MIDI Vampire-I (Vamp1) is just about the smallest digital synth we could make (i'd hate to think how big the smallest analog would be!). It boils down a MIDI synth to its basics - MIDI in, processing, audio out. And, in doing so, it reduces the power consumption to the point that it can be phantomly (or vampirically) powered from the MIDI data line itself! Just plug in and play, no batteries or powersupplies.

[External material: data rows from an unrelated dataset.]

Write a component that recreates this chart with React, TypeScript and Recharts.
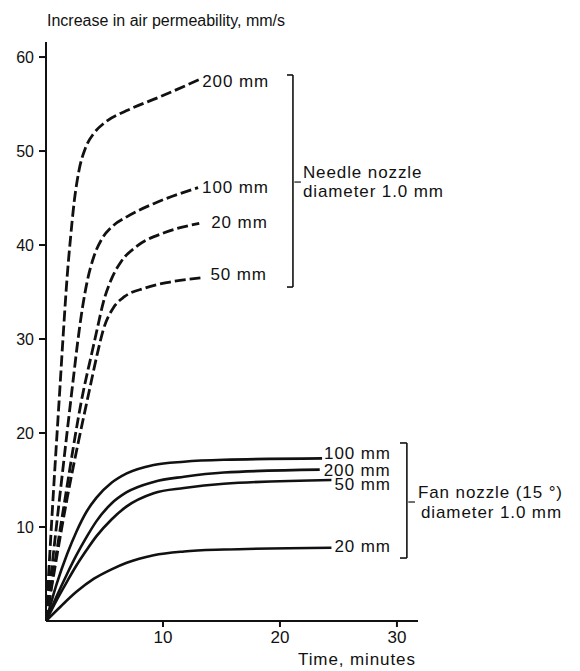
import { Line, LineChart, ReferenceDot, ReferenceLine, XAxis, YAxis } from "recharts";

type Pt = { t: number; v: number };

// Needle nozzle, diameter 1.0 mm — increase in air permeability (mm/s) vs time (min)
const needle200: Pt[] = [
  { t: 0, v: 0 }, { t: 0.6, v: 13 }, { t: 1.2, v: 25 }, { t: 1.5, v: 31 },
  { t: 1.8, v: 36.5 }, { t: 2.1, v: 40.8 }, { t: 2.4, v: 44.5 }, { t: 2.8, v: 47.8 },
  { t: 3.4, v: 50.4 }, { t: 4.1, v: 51.9 }, { t: 5.0, v: 53 }, { t: 6.9, v: 54.3 },
  { t: 9.8, v: 55.8 }, { t: 13.1, v: 57.6 },
];
const needle100: Pt[] = [
  { t: 0, v: 0 }, { t: 1.2, v: 13.5 }, { t: 2.3, v: 25.4 }, { t: 2.7, v: 29.6 },
  { t: 3.1, v: 33.2 }, { t: 3.5, v: 36 }, { t: 4.1, v: 38.8 }, { t: 4.8, v: 40.7 },
  { t: 5.6, v: 41.9 }, { t: 6.9, v: 43 }, { t: 9.2, v: 44.4 }, { t: 13.0, v: 46.1 },
];
const needle20: Pt[] = [
  { t: 0, v: 0 }, { t: 1.5, v: 12 }, { t: 3.2, v: 24.5 }, { t: 3.9, v: 28.4 },
  { t: 4.4, v: 31.2 }, { t: 4.9, v: 33.9 }, { t: 5.6, v: 36.4 }, { t: 6.4, v: 38.2 },
  { t: 7.8, v: 39.9 }, { t: 10.1, v: 41.3 }, { t: 13.1, v: 42.3 },
];
const needle50: Pt[] = [
  { t: 0, v: 0 }, { t: 1.8, v: 13 }, { t: 3.7, v: 24.5 }, { t: 4.4, v: 28.5 },
  { t: 4.9, v: 31 }, { t: 5.8, v: 33.4 }, { t: 6.7, v: 34.5 }, { t: 8.4, v: 35.4 },
  { t: 10.3, v: 36 }, { t: 13.2, v: 36.5 },
];

// Fan nozzle (15°), diameter 1.0 mm
const fan100: Pt[] = [
  { t: 0, v: 0 }, { t: 0.9, v: 3.9 }, { t: 1.8, v: 7.1 }, { t: 2.6, v: 9.5 },
  { t: 3.5, v: 11.7 }, { t: 4.3, v: 13.1 }, { t: 5.6, v: 14.7 }, { t: 6.9, v: 15.7 },
  { t: 9.2, v: 16.6 }, { t: 11.8, v: 16.95 }, { t: 15.2, v: 17.15 }, { t: 23.6, v: 17.3 },
];
const fan200: Pt[] = [
  { t: 0, v: 0 }, { t: 0.9, v: 2.6 }, { t: 1.8, v: 5.0 }, { t: 2.6, v: 7.0 },
  { t: 3.5, v: 9.0 }, { t: 4.3, v: 10.6 }, { t: 5.6, v: 12.5 }, { t: 6.9, v: 13.7 },
  { t: 9.2, v: 14.8 }, { t: 11.8, v: 15.35 }, { t: 15.2, v: 15.8 }, { t: 23.4, v: 16.1 },
];
const fan50: Pt[] = [
  { t: 0, v: 0 }, { t: 0.9, v: 2.2 }, { t: 1.8, v: 4.2 }, { t: 2.6, v: 5.9 },
  { t: 3.5, v: 7.6 }, { t: 4.3, v: 9.0 }, { t: 5.6, v: 10.8 }, { t: 6.9, v: 12.2 },
  { t: 9.2, v: 13.6 }, { t: 11.8, v: 14.15 }, { t: 15.2, v: 14.6 }, { t: 24.4, v: 15 },
];
const fan20: Pt[] = [
  { t: 0, v: 0 }, { t: 1.3, v: 1.6 }, { t: 2.6, v: 3.1 }, { t: 4.1, v: 4.5 },
  { t: 5.6, v: 5.5 }, { t: 6.9, v: 6.2 }, { t: 9.2, v: 7.0 }, { t: 11.8, v: 7.4 },
  { t: 15.2, v: 7.6 }, { t: 24.4, v: 7.8 },
];

const xTicks = [10, 20, 30];
const yTicks = [10, 20, 30, 40, 50, 60];

const INK = "#111";
const FONT = "'Liberation Sans', Arial, Helvetica, sans-serif";
const NOTE = { fontFamily: FONT, fontSize: 17, letterSpacing: 0.9, fill: INK };

const series = [
  { key: "n200", data: needle200, name: "200 mm", dashed: true, dx: 3, dy: 2 },
  { key: "n100", data: needle100, name: "100 mm", dashed: true, dx: 4, dy: 0 },
  { key: "n20", data: needle20, name: "20 mm", dashed: true, dx: 12, dy: -1 },
  { key: "n50", data: needle50, name: "50 mm", dashed: true, dx: 10, dy: -3 },
  { key: "f100", data: fan100, name: "100 mm", dashed: false, dx: 2, dy: -5 },
  { key: "f200", data: fan200, name: "200 mm", dashed: false, dx: 4, dy: 1 },
  { key: "f50", data: fan50, name: "50 mm", dashed: false, dx: 3, dy: 4 },
  { key: "f20", data: fan20, name: "20 mm", dashed: false, dx: 3, dy: -1 },
];

// square brackets grouping the curve labels, with a short tick toward the caption
const brackets = [
  { x0: 20.6, x1: 21.11, top: 58.09, bottom: 35.53, mid: 46.7, tickEnd: 21.79,
    lines: ["Needle nozzle", "diameter 1.0 mm"], textDx: 2, offs: [-10, 9], lineDx: [0, 0] },
  { x0: 30.26, x1: 30.85, top: 18.94, bottom: 6.7, mid: 12.66, tickEnd: 31.54,
    lines: ["Fan nozzle (15 °)", "diameter 1.0 mm"], textDx: 3, offs: [-10, 10], lineDx: [0, 3] },
];

const endLabel = (text: string, count: number, dx: number, dy: number) => (props: any) => {
  if (props.index !== count - 1) return null;
  return (
    <text x={Number(props.x) + dx} y={Number(props.y) + dy} dominantBaseline="central" {...NOTE}>
      {text}
    </text>
  );
};

export default function App() {
  return (
    <div style={{ position: "absolute", left: 0, top: 0, width: 580, height: 671, background: "#fff" }}>
      <LineChart width={580} height={671} margin={{ top: 42, right: 162, bottom: 20, left: 6 }}>
        <XAxis
          type="number"
          dataKey="t"
          domain={[0, 31.8]}
          ticks={xTicks}
          allowDataOverflow
          height={30}
          stroke={INK}
          strokeWidth={2}
          tickSize={6}
          tickMargin={4}
          tick={{ fill: INK, fontSize: 17, fontFamily: FONT }}
        />
        <YAxis
          type="number"
          dataKey="v"
          domain={[0, 61.6]}
          ticks={yTicks}
          allowDataOverflow
          width={40}
          stroke={INK}
          strokeWidth={2}
          tickSize={7}
          tickMargin={5}
          tick={{ fill: INK, fontSize: 16, fontFamily: FONT }}
        />
        {series.map((s) => (
          <Line
            key={s.key}
            data={s.data}
            dataKey="v"
            type="monotone"
            stroke={INK}
            strokeWidth={s.dashed ? 2.8 : 2.6}
            strokeDasharray={s.dashed ? "11 4" : undefined}
            dot={false}
            activeDot={false}
            isAnimationActive={false}
            label={endLabel(s.name, s.data.length, s.dx, s.dy)}
          />
        ))}
        {brackets.flatMap((b, i) => [
          <ReferenceLine key={`bt${i}`} segment={[{ x: b.x0, y: b.top }, { x: b.x1, y: b.top }]} stroke={INK} strokeWidth={1.6} />,
          <ReferenceLine key={`bv${i}`} segment={[{ x: b.x1, y: b.top }, { x: b.x1, y: b.bottom }]} stroke={INK} strokeWidth={1.6} />,
          <ReferenceLine key={`bb${i}`} segment={[{ x: b.x0, y: b.bottom }, { x: b.x1, y: b.bottom }]} stroke={INK} strokeWidth={1.6} />,
          <ReferenceLine key={`bm${i}`} segment={[{ x: b.x1 + 0.12, y: b.mid }, { x: b.tickEnd, y: b.mid }]} stroke={INK} strokeWidth={1.2} />,
          <ReferenceDot
            key={`bl${i}`}
            x={b.tickEnd}
            y={b.mid}
            r={0}
            shape={(p: any) => (
              <g>
                {b.lines.map((ln, j) => (
                  <text
                    key={j}
                    x={Number(p.cx) + b.textDx + b.lineDx[j]}
                    y={Number(p.cy) + b.offs[j]}
                    dominantBaseline="central"
                    {...NOTE}
                  >
                    {ln}
                  </text>
                ))}
              </g>
            )}
          />,
        ])}
      </LineChart>
      <svg width={580} height={671} style={{ position: "absolute", left: 0, top: 0, pointerEvents: "none" }}>
        <text x={47} y={26} fontFamily={FONT} fontSize={16} fill={INK}>
          Increase in air permeability, mm/s
        </text>
        <text x={298} y={665} {...NOTE}>
          Time, minutes
        </text>
      </svg>
    </div>
  );
}
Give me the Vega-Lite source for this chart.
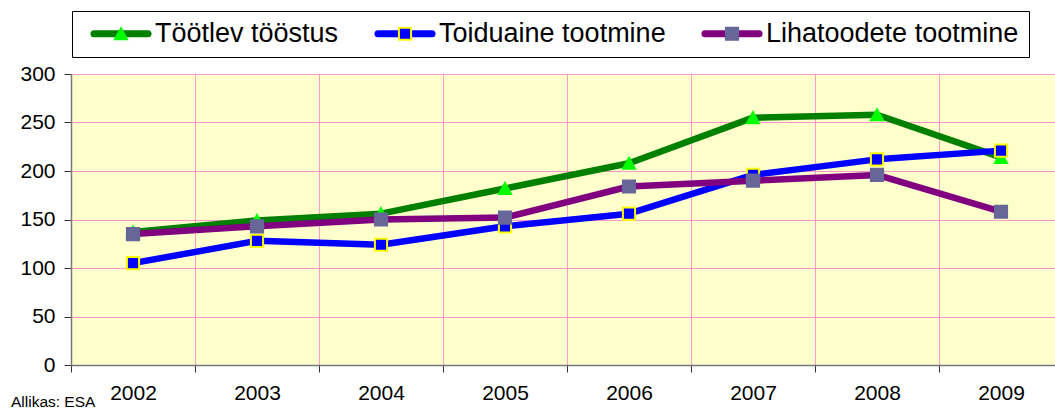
{
  "$schema": "https://vega.github.io/schema/vega-lite/v6.json",
  "width": 984,
  "height": 291,
  "autosize": {"type": "none"},
  "padding": {"left": 71, "top": 74, "right": 0, "bottom": 45},
  "background": "white",
  "config": {"font": "Liberation Sans", "view": {"fill": "#FFFFCC", "stroke": null}},
  "title": {"text": "Allikas: ESA", "orient": "bottom", "anchor": "start", "frame": "bounds", "fontSize": 15.5, "fontWeight": "normal", "color": "#000", "font": "Liberation Sans", "offset": -8, "dx": -9},
  "data": {"values": [
    {"year": "2002", "series": "Töötlev tööstus", "value": 137},
    {"year": "2003", "series": "Töötlev tööstus", "value": 149},
    {"year": "2004", "series": "Töötlev tööstus", "value": 156},
    {"year": "2005", "series": "Töötlev tööstus", "value": 182},
    {"year": "2006", "series": "Töötlev tööstus", "value": 208},
    {"year": "2007", "series": "Töötlev tööstus", "value": 255},
    {"year": "2008", "series": "Töötlev tööstus", "value": 258},
    {"year": "2009", "series": "Töötlev tööstus", "value": 214},
    {"year": "2002", "series": "Toiduaine tootmine", "value": 105},
    {"year": "2003", "series": "Toiduaine tootmine", "value": 128},
    {"year": "2004", "series": "Toiduaine tootmine", "value": 124},
    {"year": "2005", "series": "Toiduaine tootmine", "value": 143},
    {"year": "2006", "series": "Toiduaine tootmine", "value": 156},
    {"year": "2007", "series": "Toiduaine tootmine", "value": 196},
    {"year": "2008", "series": "Toiduaine tootmine", "value": 212},
    {"year": "2009", "series": "Toiduaine tootmine", "value": 221},
    {"year": "2002", "series": "Lihatoodete tootmine", "value": 135},
    {"year": "2003", "series": "Lihatoodete tootmine", "value": 143},
    {"year": "2004", "series": "Lihatoodete tootmine", "value": 150},
    {"year": "2005", "series": "Lihatoodete tootmine", "value": 152},
    {"year": "2006", "series": "Lihatoodete tootmine", "value": 184},
    {"year": "2007", "series": "Lihatoodete tootmine", "value": 190},
    {"year": "2008", "series": "Lihatoodete tootmine", "value": 196},
    {"year": "2009", "series": "Lihatoodete tootmine", "value": 158}
  ]},
  "encoding": {
    "x": {
      "field": "year", "type": "ordinal",
      "scale": {"type": "band", "range": [0, 992], "paddingInner": 0, "paddingOuter": 0},
      "axis": {"title": null, "tickBand": "extent", "grid": true, "gridColor": "#FF99CC", "gridWidth": 1, "domainColor": "#777", "domainWidth": 1.5, "tickColor": "#333", "tickSize": 7, "labelFontSize": 21, "labelColor": "#000", "labelPadding": 10, "labelAngle": 0}
    },
    "y": {
      "field": "value", "type": "quantitative",
      "scale": {"domain": [0, 300], "nice": false},
      "axis": {"title": null, "values": [0, 50, 100, 150, 200, 250, 300], "grid": true, "gridColor": "#FF99CC", "gridWidth": 1, "domainColor": "#777", "domainWidth": 1.5, "tickColor": "#333", "tickSize": 7, "labelFontSize": 21, "labelColor": "#000", "labelPadding": 9}
    }
  },
  "layer": [
    {
      "mark": {"type": "line", "strokeWidth": 6.5, "strokeJoin": "round", "strokeCap": "round"},
      "encoding": {
        "color": {
          "field": "series", "type": "nominal",
          "scale": {"domain": ["Töötlev tööstus", "Toiduaine tootmine", "Lihatoodete tootmine"], "range": ["#008000", "#0000FF", "#800080"]},
          "legend": {"orient": "none", "legendX": 1, "legendY": -63, "direction": "horizontal", "columns": 3, "title": null,
            "symbolType": "M-1.02,0H1.02", "symbolSize": 2809, "symbolStrokeWidth": 7, "clipHeight": 25,
            "labelFontSize": 27, "labelFont": "Liberation Sans", "labelColor": "#000", "labelLimit": 500,
            "labelOffset": 4, "symbolOffset": 9, "columnPadding": 27, "padding": 10, "strokeColor": "#000",
            "encode": {"symbols": {"update": {"strokeCap": {"value": "round"}}}}}
        }
      }
    },
    {
      "mark": {"type": "point", "filled": true, "size": 3364, "strokeWidth": 2, "opacity": 1},
      "encoding": {
        "fill": {
          "field": "series", "type": "nominal", "sort": ["Töötlev tööstus", "Toiduaine tootmine", "Lihatoodete tootmine"],
          "scale": {"range": ["#00FF00", "#0000FF", "#666699"]},
          "legend": null
        },
        "stroke": {
          "field": "series", "type": "nominal", "sort": ["Töötlev tööstus", "Toiduaine tootmine", "Lihatoodete tootmine"],
          "scale": {"range": ["#00FF00", "#FFFF00", "#666699"]},
          "legend": {"orient": "none", "legendX": 1, "legendY": -63, "direction": "horizontal", "columns": 3, "title": null,
            "symbolSize": 3364, "symbolStrokeWidth": 2, "clipHeight": 25,
            "symbolFillColor": {"expr": "scale('fill', datum.value)"},
            "symbolStrokeColor": {"expr": "scale('stroke', datum.value)"},
            "symbolType": {"expr": "scale('shape', datum.value)"},
            "symbolOpacity": 1,
            "labelFontSize": 27, "labelFont": "Liberation Sans", "labelColor": "#000", "labelLimit": 500, "labelOpacity": 0,
            "labelOffset": 4, "symbolOffset": 9, "columnPadding": 27, "padding": 10}
        },
        "shape": {
          "field": "series", "type": "nominal", "sort": ["Töötlev tööstus", "Toiduaine tootmine", "Lihatoodete tootmine"],
          "scale": {"range": ["M0,-0.19L0.207,0.19L-0.207,0.19Z", "M-0.21,-0.21H0.21V0.21H-0.21Z", "M-0.21,-0.21H0.21V0.21H-0.21Z"]},
          "legend": null
        }
      }
    }
  ]
}
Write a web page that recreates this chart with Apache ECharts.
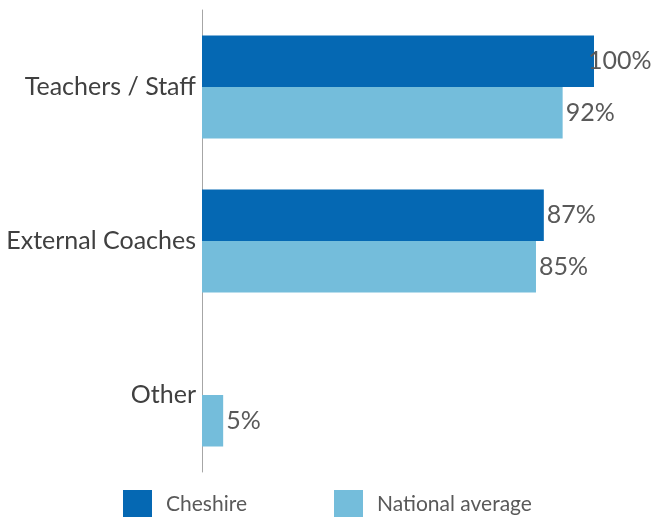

Vamp1 is a 4 voice, polyphonic wavetable synthesizer, with a mono, PWM output at 14b, 31.25ksps. It gives control over attack, decay, wavetable selection, and has FM, AM, reverb, and bitcrusher effects. It also has a variable pulse width, square wave synth, which is not wavetable based, and can generate filter sweep type sounds.

MIDI Implementation

Vamp1 responds to Note On and Note Off messages. If 4 notes are being held, then no new notes can be played. But, if less than 4 notes are being held, then new notes can steal currently decaying notes. You can set the MIDI Channel by cutting traces on the bottom of the PCB. Vamp1 does NOT respond to Sys. Ex. or Real Time messages. It does implement running status. All of the voice parameters can be modified via CC messages.

MIDI CC Messages

CC #

Parameter

Comments

10

wavetable selection

there are 16 tables, table 1 is PWM

11

attack

12

decay

13

frequency sweep

64 is off, 0 - 63 is down, 65 - 127 is up

14

fm depth

0 is off

15

fm frequency

16

bit crush

0 is off, 127 is 1 bit

17

reverb depth

0 is off

18

PWM "cut-off"

19

PWM "cut-off" decay

64 is off, 0 - 63 is down, 65 - 127 is up

20

am frequency

0 is off

Firmware

If you want to modify your Vamp, there are plenty of fun things to do. You can put in your own wavetables, or modify the frequency ranges pretty easily. These are just done with lookup tables that can be swapped out. The code itself is written in AVR assembly, which we apologize for, but it was the only way to get so much into such a small space. We have some Pure Data wavetable creators that you can use to take .wav files and convert them into assembly lookup tables. You can also generate sounds within Pure Data and make wavetables from those as well.